Connu et reconnu au XVIIIᵉ et XIXᵉ siècle

Le Gros-vert de Laon a pourtant eu son heure de gloire durant tout le XIXᵉ siècle. Il est mentionné dans tous les dictionnaires botaniques et autres précis d'horticulture. 

Avec ses grosses têtes larges, légèrement teintées de violet à la base et ses écailles étalées vert pâle au moment de la récolte, le Gros-vert de Laon n'a pas résisté face à son cousin breton, aux feuilles plus fermées, cultivé plus intensément.

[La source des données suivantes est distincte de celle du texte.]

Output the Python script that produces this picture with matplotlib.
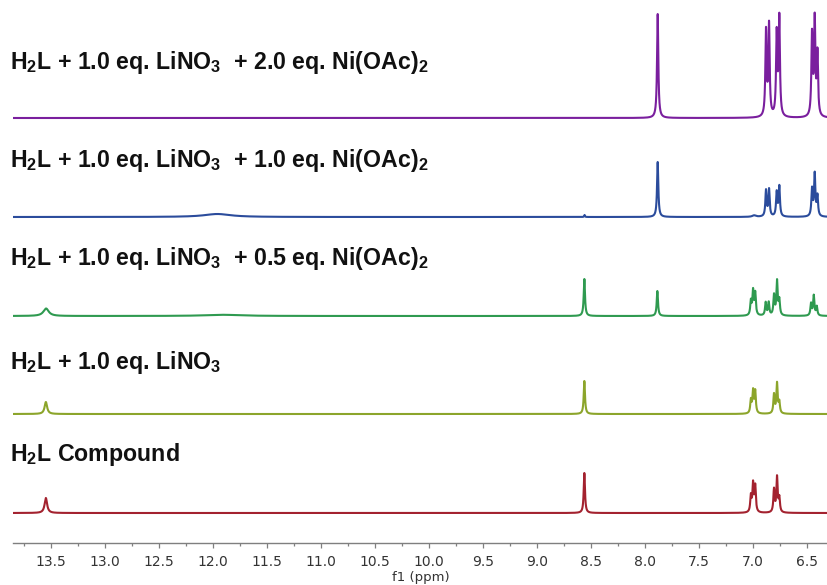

Le Gros-vert de Laon n'est pourtant pas une variété récente. Il est en effet apparu dans le terroir laonnois, il y a près de 1200 ans. "La légende dit que c'est Charlemagne, lors de la campagne d'Italie, qui a ramené des plans d’artichaut. Sa mère, Berthe au Grand Pied, adorait ça, raconte Jean-Marie Rabouille, grand-maître de la confrérie de l'artichaut Gros-vert de Laon. Donc il a cherché un terrain pour repiquer ce fameux artichaut et il a trouvé la vallée de l'Ardon qui va de Leuilly à Chivy-lès-Étouvelles. Depuis ce temps-là, on cultive le Gros-vert de Laon. Aujourd'hui, il paraît que les jeunes n’aiment plus l’artichaut. Alors on essaie de le leur faire découvrir avec des recettes de cuisine ou la fête de l’artichaut."

Facile à cuisiner

Une recette, c'est justement ce que Sylvie Emery tient à nous faire goûter. Si ce légume se vend moins, il n'en reste pas moins facile à cuisiner. Cuit ou cru, le Gros vert se déguste en poivrade. Une sorte de mayonnaise locale avec des échalotes, beaucoup d'échalotes. "Vous émincez les échalotes, vous prenez des jaunes d'œufs, de la moutarde, sel, poivre et vous ajoutez l'huile. Vous tournez tout doucement pour ne pas que ça descende. Vous trempez le blanc de la feuille dedans et vous mangez comme ça", nous montre-t-elle en trempant une feuille d'artichaut dans le bol.

Le Gros-vert de Laon n'est protégé par aucun label, aucune indication géographie et autre appellation d'origine. "Pour quoi faire ? demande Jean-Marie Rabouille. On préfère que ça reste ouvert à tout le monde et que tout le monde en cultive, même ailleurs qu'ici."